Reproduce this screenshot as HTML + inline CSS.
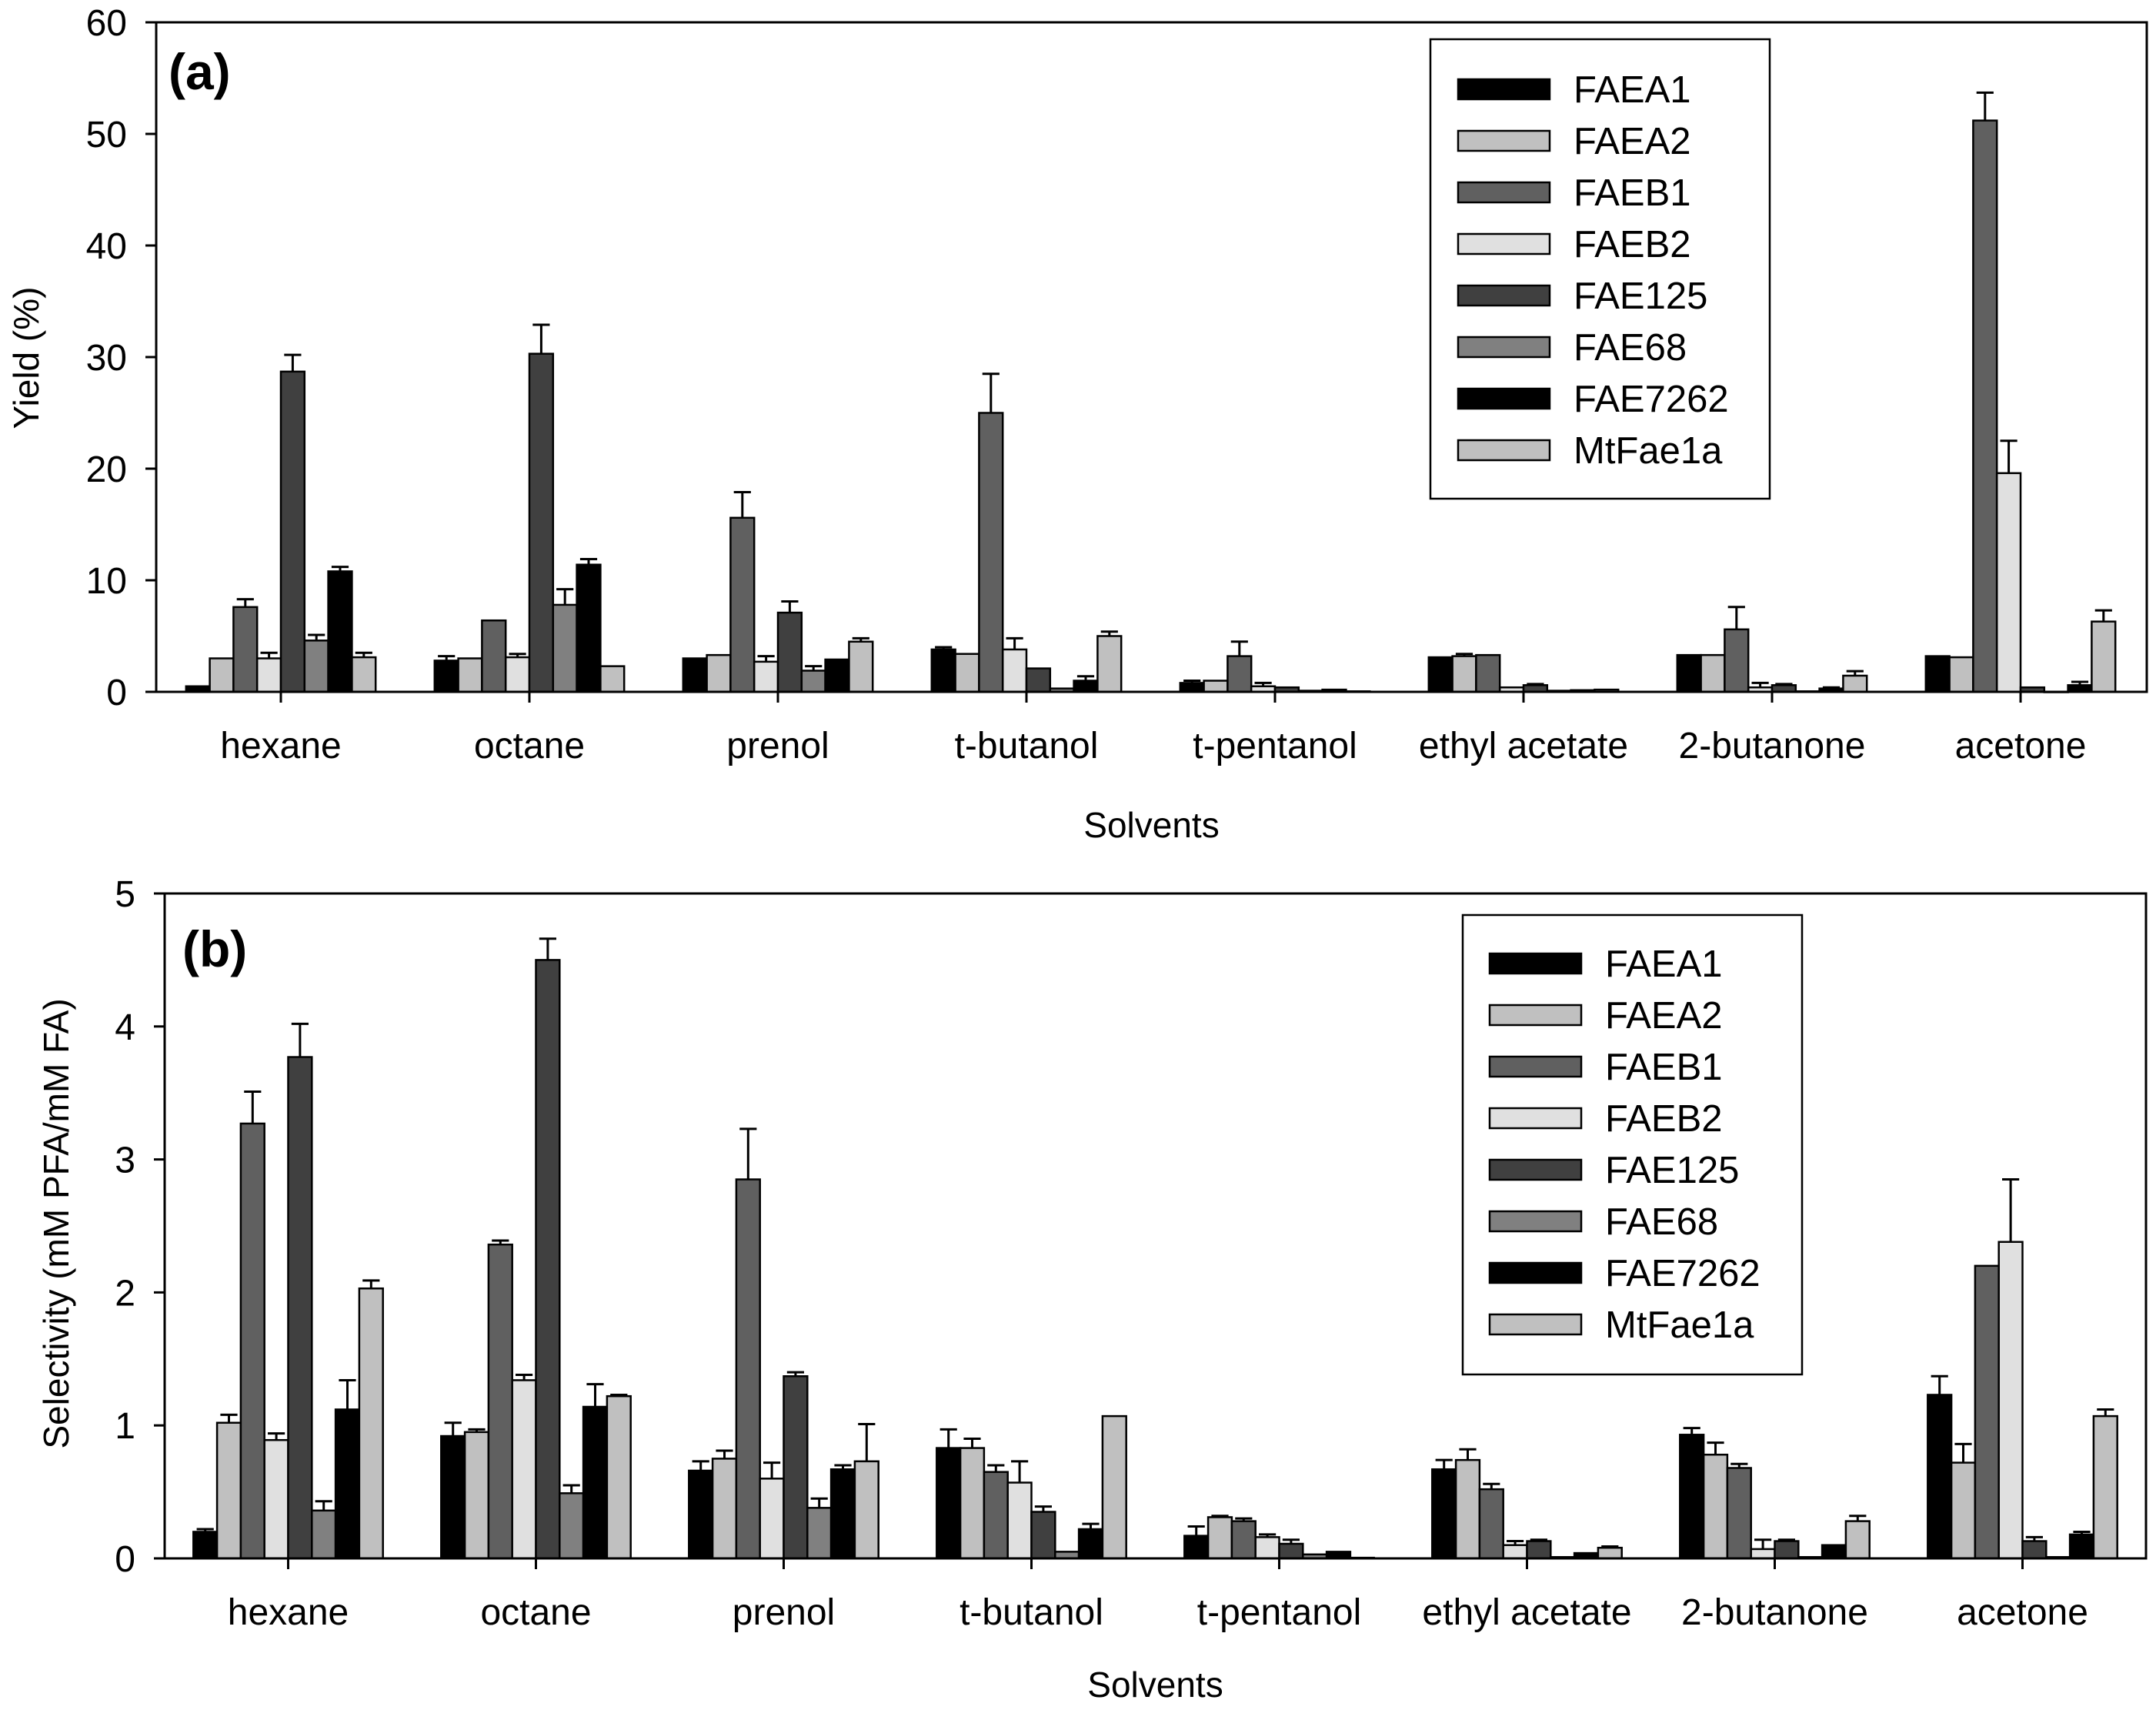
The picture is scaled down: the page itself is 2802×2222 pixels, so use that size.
<!DOCTYPE html>
<html><head><meta charset="utf-8"><style>
html,body{margin:0;padding:0;background:#fff}
svg{display:block;font-family:"Liberation Sans",sans-serif}
</style></head><body>
<svg id="chart" width="2802" height="2222" viewBox="0 0 2802 2222" xmlns="http://www.w3.org/2000/svg"></svg>
<script>
const categories = ["hexane","octane","prenol","t-butanol","t-pentanol","ethyl acetate","2-butanone","acetone"];
const seriesNames = ["FAEA1","FAEA2","FAEB1","FAEB2","FAE125","FAE68","FAE7262","MtFae1a"];
const seriesColors = ["#000000","#c0c0c0","#606060","#e0e0e0","#404040","#808080","#000000","#c0c0c0"];
// Yield (%) [category][series]
const yieldVals = [
 [0.5,3.0,7.6,3.0,28.7,4.6,10.8,3.1],
 [2.8,3.0,6.4,3.1,30.3,7.8,11.4,2.3],
 [3.0,3.3,15.6,2.7,7.1,1.9,2.9,4.5],
 [3.8,3.4,25.0,3.8,2.1,0.3,1.0,5.0],
 [0.8,1.0,3.2,0.5,0.4,0.1,0.2,0.05],
 [3.1,3.2,3.3,0.4,0.6,0.1,0.15,0.2],
 [3.3,3.3,5.6,0.4,0.6,0.05,0.3,1.45],
 [3.2,3.1,51.2,19.6,0.4,0.0,0.6,6.3]
];
const yieldErr = [
 [0,0,0.7,0.5,1.5,0.5,0.4,0.4],
 [0.4,0,0,0.3,2.6,1.4,0.5,0],
 [0,0,2.3,0.5,1.0,0.4,0,0.3],
 [0.2,0,3.5,1.0,0,0,0.4,0.4],
 [0.2,0,1.3,0.3,0,0,0,0],
 [0,0.2,0,0,0.1,0,0,0],
 [0,0,2.0,0.4,0.1,0,0.1,0.4],
 [0,0,2.5,2.9,0,0,0.3,1.0]
];
// Selectivity [category][series]
const selVals = [
 [0.2,1.02,3.27,0.89,3.77,0.36,1.12,2.03],
 [0.92,0.95,2.36,1.34,4.5,0.49,1.14,1.22],
 [0.66,0.75,2.85,0.6,1.37,0.38,0.67,0.73],
 [0.83,0.83,0.65,0.57,0.35,0.05,0.22,1.07],
 [0.17,0.31,0.28,0.16,0.11,0.03,0.05,0.005],
 [0.67,0.74,0.52,0.1,0.13,0.01,0.04,0.08],
 [0.93,0.78,0.68,0.07,0.13,0.01,0.1,0.28],
 [1.23,0.72,2.2,2.38,0.13,0.01,0.18,1.07]
];
const selErr = [
 [0.02,0.06,0.24,0.05,0.25,0.07,0.22,0.06],
 [0.1,0.02,0.03,0.04,0.16,0.06,0.17,0.01],
 [0.07,0.06,0.38,0.12,0.03,0.07,0.03,0.28],
 [0.14,0.07,0.05,0.16,0.04,0,0.04,0],
 [0.07,0.01,0.02,0.02,0.03,0,0,0],
 [0.07,0.08,0.04,0.03,0.01,0,0,0.01],
 [0.05,0.09,0.03,0.07,0.01,0,0,0.04],
 [0.14,0.14,0,0.47,0.03,0,0.02,0.05]
];
const yieldTicks = [0,10,20,30,40,50,60];
const selTicks = [0,1,2,3,4,5];

const NS="http://www.w3.org/2000/svg";
const svg=document.getElementById('chart');
function mk(tag,attrs,parent,text){const e=document.createElementNS(NS,tag);for(const k in attrs)e.setAttribute(k,attrs[k]);if(text!==undefined)e.textContent=text;(parent||svg).appendChild(e);return e;}

function panel(p){
  const g=mk('g',{});
  
  
  const yS=v=>p.bottom-(v/p.max)*(p.bottom-p.top);
  const xC=i=>p.first+i*p.step;
  const bw=30.8;
  categories.forEach((c,ci)=>{
    seriesNames.forEach((s,si)=>{
      const v=p.vals[ci][si],e=p.errs[ci][si];
      const x=xC(ci)-4*bw+si*bw;
      const y=yS(v);
      const r=mk('rect',{x:x,y:y,width:bw,height:Math.max(p.bottom-y,0.5),fill:seriesColors[si],stroke:'#000','stroke-width':2.5},g);
      
      
      if(e>0){
        const ye=yS(v+e),cx=x+bw/2;
        const eb=mk('path',{d:`M${cx},${y} V${ye} M${cx-bw*0.36},${ye} H${cx+bw*0.36}`,stroke:'#000','stroke-width':3,fill:'none'},g);
        
        
      }
    });
    const t=mk('text',{x:xC(ci),y:p.catY,'text-anchor':'middle','font-size':48},g,c);
    
    
    mk('line',{x1:xC(ci),x2:xC(ci),y1:p.bottom,y2:p.bottom+14,stroke:'#000','stroke-width':3},g);
  });
  const fr=mk('rect',{x:p.left,y:p.top,width:p.right-p.left,height:p.bottom-p.top,fill:'none',stroke:'#000','stroke-width':3},g);
  
  
  p.ticks.forEach(t=>{
    const y=yS(t);
    mk('line',{x1:p.left-14,x2:p.left,y1:y,y2:y,stroke:'#000','stroke-width':3},g);
    const tl=mk('text',{x:p.left-38,y:y+17,'text-anchor':'end','font-size':48},g,String(t));
    
    
  });
  const xt=mk('text',{x:(p.left+p.right)/2,y:p.xtY,'text-anchor':'middle','font-size':46},g,'Solvents');
  
  
  const yt=mk('text',{x:0,y:0,'text-anchor':'middle','font-size':46,transform:`translate(${p.ytX},${p.ytY}) rotate(-90)`},g,p.ytitle);
  
  
  const pl=mk('text',{x:p.letterX,y:p.letterY,'font-size':66,'font-weight':'bold'},g,p.letter);
  
  
  const lg=mk('g',{},g);
  
  
  mk('rect',{x:p.lg[0],y:p.lg[1],width:p.lg[2]-p.lg[0],height:p.lg[3]-p.lg[1],fill:'#fff',stroke:'#000','stroke-width':2.5},lg);
  seriesNames.forEach((s,si)=>{
    const cy=p.lgRow0+si*67;
    const le=mk('g',{},lg);
    
    
    mk('rect',{x:p.lgSw,y:cy-13,width:119,height:26,fill:seriesColors[si],stroke:'#000','stroke-width':2.5},le);
    mk('text',{x:p.lgSw+150,y:cy+17,'font-size':49},le,s);
  });
}
panel({id:'yield',vals:yieldVals,errs:yieldErr,max:60,ticks:yieldTicks,left:203,right:2790,top:29,bottom:899,first:365,step:323,
  catY:985,xtY:1088,ytX:50,ytY:465,ytitle:'Yield (%)',letter:'(a)',letterX:219,letterY:116,
  lg:[1859,51,2300,648],lgSw:1895,lgRow0:116});
panel({id:'selectivity',vals:selVals,errs:selErr,max:5,ticks:selTicks,left:214,right:2789,top:1161,bottom:2025,first:374.5,step:322,
  catY:2111,xtY:2205,ytX:89,ytY:1590,ytitle:'Selectivity (mM PFA/mM FA)',letter:'(b)',letterX:237,letterY:1256,
  lg:[1901,1189,2342,1786],lgSw:1936,lgRow0:1252});
</script>
</body></html>
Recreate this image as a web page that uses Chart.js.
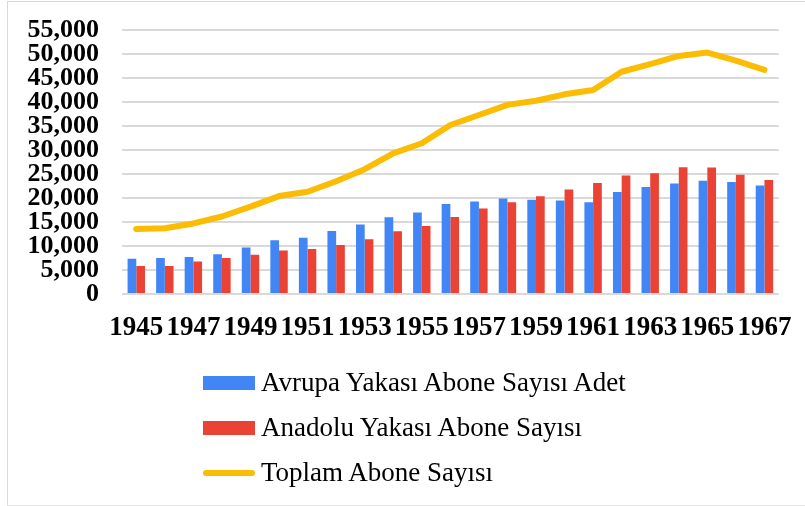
- - - -
**GOAL**
Quote each line of the listing exactly, but leave the pictures out.

**THE SOLUTION**
Reproduce this screenshot as HTML + inline CSS.
The picture is scaled down: the page itself is 2802×2222 pixels, so use that size.
<!DOCTYPE html>
<html><head><meta charset="utf-8"><style>
html,body{margin:0;padding:0;background:#fff}
svg{display:block;font-family:"Liberation Sans",sans-serif}
</style></head><body>
<svg id="chart" width="2802" height="2222" viewBox="0 0 2802 2222" xmlns="http://www.w3.org/2000/svg"></svg>
<script>
const categories = ["hexane","octane","prenol","t-butanol","t-pentanol","ethyl acetate","2-butanone","acetone"];
const seriesNames = ["FAEA1","FAEA2","FAEB1","FAEB2","FAE125","FAE68","FAE7262","MtFae1a"];
const seriesColors = ["#000000","#c0c0c0","#606060","#e0e0e0","#404040","#808080","#000000","#c0c0c0"];
// Yield (%) [category][series]
const yieldVals = [
 [0.5,3.0,7.6,3.0,28.7,4.6,10.8,3.1],
 [2.8,3.0,6.4,3.1,30.3,7.8,11.4,2.3],
 [3.0,3.3,15.6,2.7,7.1,1.9,2.9,4.5],
 [3.8,3.4,25.0,3.8,2.1,0.3,1.0,5.0],
 [0.8,1.0,3.2,0.5,0.4,0.1,0.2,0.05],
 [3.1,3.2,3.3,0.4,0.6,0.1,0.15,0.2],
 [3.3,3.3,5.6,0.4,0.6,0.05,0.3,1.45],
 [3.2,3.1,51.2,19.6,0.4,0.0,0.6,6.3]
];
const yieldErr = [
 [0,0,0.7,0.5,1.5,0.5,0.4,0.4],
 [0.4,0,0,0.3,2.6,1.4,0.5,0],
 [0,0,2.3,0.5,1.0,0.4,0,0.3],
 [0.2,0,3.5,1.0,0,0,0.4,0.4],
 [0.2,0,1.3,0.3,0,0,0,0],
 [0,0.2,0,0,0.1,0,0,0],
 [0,0,2.0,0.4,0.1,0,0.1,0.4],
 [0,0,2.5,2.9,0,0,0.3,1.0]
];
// Selectivity [category][series]
const selVals = [
 [0.2,1.02,3.27,0.89,3.77,0.36,1.12,2.03],
 [0.92,0.95,2.36,1.34,4.5,0.49,1.14,1.22],
 [0.66,0.75,2.85,0.6,1.37,0.38,0.67,0.73],
 [0.83,0.83,0.65,0.57,0.35,0.05,0.22,1.07],
 [0.17,0.31,0.28,0.16,0.11,0.03,0.05,0.005],
 [0.67,0.74,0.52,0.1,0.13,0.01,0.04,0.08],
 [0.93,0.78,0.68,0.07,0.13,0.01,0.1,0.28],
 [1.23,0.72,2.2,2.38,0.13,0.01,0.18,1.07]
];
const selErr = [
 [0.02,0.06,0.24,0.05,0.25,0.07,0.22,0.06],
 [0.1,0.02,0.03,0.04,0.16,0.06,0.17,0.01],
 [0.07,0.06,0.38,0.12,0.03,0.07,0.03,0.28],
 [0.14,0.07,0.05,0.16,0.04,0,0.04,0],
 [0.07,0.01,0.02,0.02,0.03,0,0,0],
 [0.07,0.08,0.04,0.03,0.01,0,0,0.01],
 [0.05,0.09,0.03,0.07,0.01,0,0,0.04],
 [0.14,0.14,0,0.47,0.03,0,0.02,0.05]
];
const yieldTicks = [0,10,20,30,40,50,60];
const selTicks = [0,1,2,3,4,5];

const NS="http://www.w3.org/2000/svg";
const svg=document.getElementById('chart');
function mk(tag,attrs,parent,text){const e=document.createElementNS(NS,tag);for(const k in attrs)e.setAttribute(k,attrs[k]);if(text!==undefined)e.textContent=text;(parent||svg).appendChild(e);return e;}

function panel(p){
  const g=mk('g',{});
  
  
  const yS=v=>p.bottom-(v/p.max)*(p.bottom-p.top);
  const xC=i=>p.first+i*p.step;
  const bw=30.8;
  categories.forEach((c,ci)=>{
    seriesNames.forEach((s,si)=>{
      const v=p.vals[ci][si],e=p.errs[ci][si];
      const x=xC(ci)-4*bw+si*bw;
      const y=yS(v);
      const r=mk('rect',{x:x,y:y,width:bw,height:Math.max(p.bottom-y,0.5),fill:seriesColors[si],stroke:'#000','stroke-width':2.5},g);
      
      
      if(e>0){
        const ye=yS(v+e),cx=x+bw/2;
        const eb=mk('path',{d:`M${cx},${y} V${ye} M${cx-bw*0.36},${ye} H${cx+bw*0.36}`,stroke:'#000','stroke-width':3,fill:'none'},g);
        
        
      }
    });
    const t=mk('text',{x:xC(ci),y:p.catY,'text-anchor':'middle','font-size':48},g,c);
    
    
    mk('line',{x1:xC(ci),x2:xC(ci),y1:p.bottom,y2:p.bottom+14,stroke:'#000','stroke-width':3},g);
  });
  const fr=mk('rect',{x:p.left,y:p.top,width:p.right-p.left,height:p.bottom-p.top,fill:'none',stroke:'#000','stroke-width':3},g);
  
  
  p.ticks.forEach(t=>{
    const y=yS(t);
    mk('line',{x1:p.left-14,x2:p.left,y1:y,y2:y,stroke:'#000','stroke-width':3},g);
    const tl=mk('text',{x:p.left-38,y:y+17,'text-anchor':'end','font-size':48},g,String(t));
    
    
  });
  const xt=mk('text',{x:(p.left+p.right)/2,y:p.xtY,'text-anchor':'middle','font-size':46},g,'Solvents');
  
  
  const yt=mk('text',{x:0,y:0,'text-anchor':'middle','font-size':46,transform:`translate(${p.ytX},${p.ytY}) rotate(-90)`},g,p.ytitle);
  
  
  const pl=mk('text',{x:p.letterX,y:p.letterY,'font-size':66,'font-weight':'bold'},g,p.letter);
  
  
  const lg=mk('g',{},g);
  
  
  mk('rect',{x:p.lg[0],y:p.lg[1],width:p.lg[2]-p.lg[0],height:p.lg[3]-p.lg[1],fill:'#fff',stroke:'#000','stroke-width':2.5},lg);
  seriesNames.forEach((s,si)=>{
    const cy=p.lgRow0+si*67;
    const le=mk('g',{},lg);
    
    
    mk('rect',{x:p.lgSw,y:cy-13,width:119,height:26,fill:seriesColors[si],stroke:'#000','stroke-width':2.5},le);
    mk('text',{x:p.lgSw+150,y:cy+17,'font-size':49},le,s);
  });
}
panel({id:'yield',vals:yieldVals,errs:yieldErr,max:60,ticks:yieldTicks,left:203,right:2790,top:29,bottom:899,first:365,step:323,
  catY:985,xtY:1088,ytX:50,ytY:465,ytitle:'Yield (%)',letter:'(a)',letterX:219,letterY:116,
  lg:[1859,51,2300,648],lgSw:1895,lgRow0:116});
panel({id:'selectivity',vals:selVals,errs:selErr,max:5,ticks:selTicks,left:214,right:2789,top:1161,bottom:2025,first:374.5,step:322,
  catY:2111,xtY:2205,ytX:89,ytY:1590,ytitle:'Selectivity (mM PFA/mM FA)',letter:'(b)',letterX:237,letterY:1256,
  lg:[1901,1189,2342,1786],lgSw:1936,lgRow0:1252});
</script>
</body></html>
Recreate this image as a web page that uses Chart.js.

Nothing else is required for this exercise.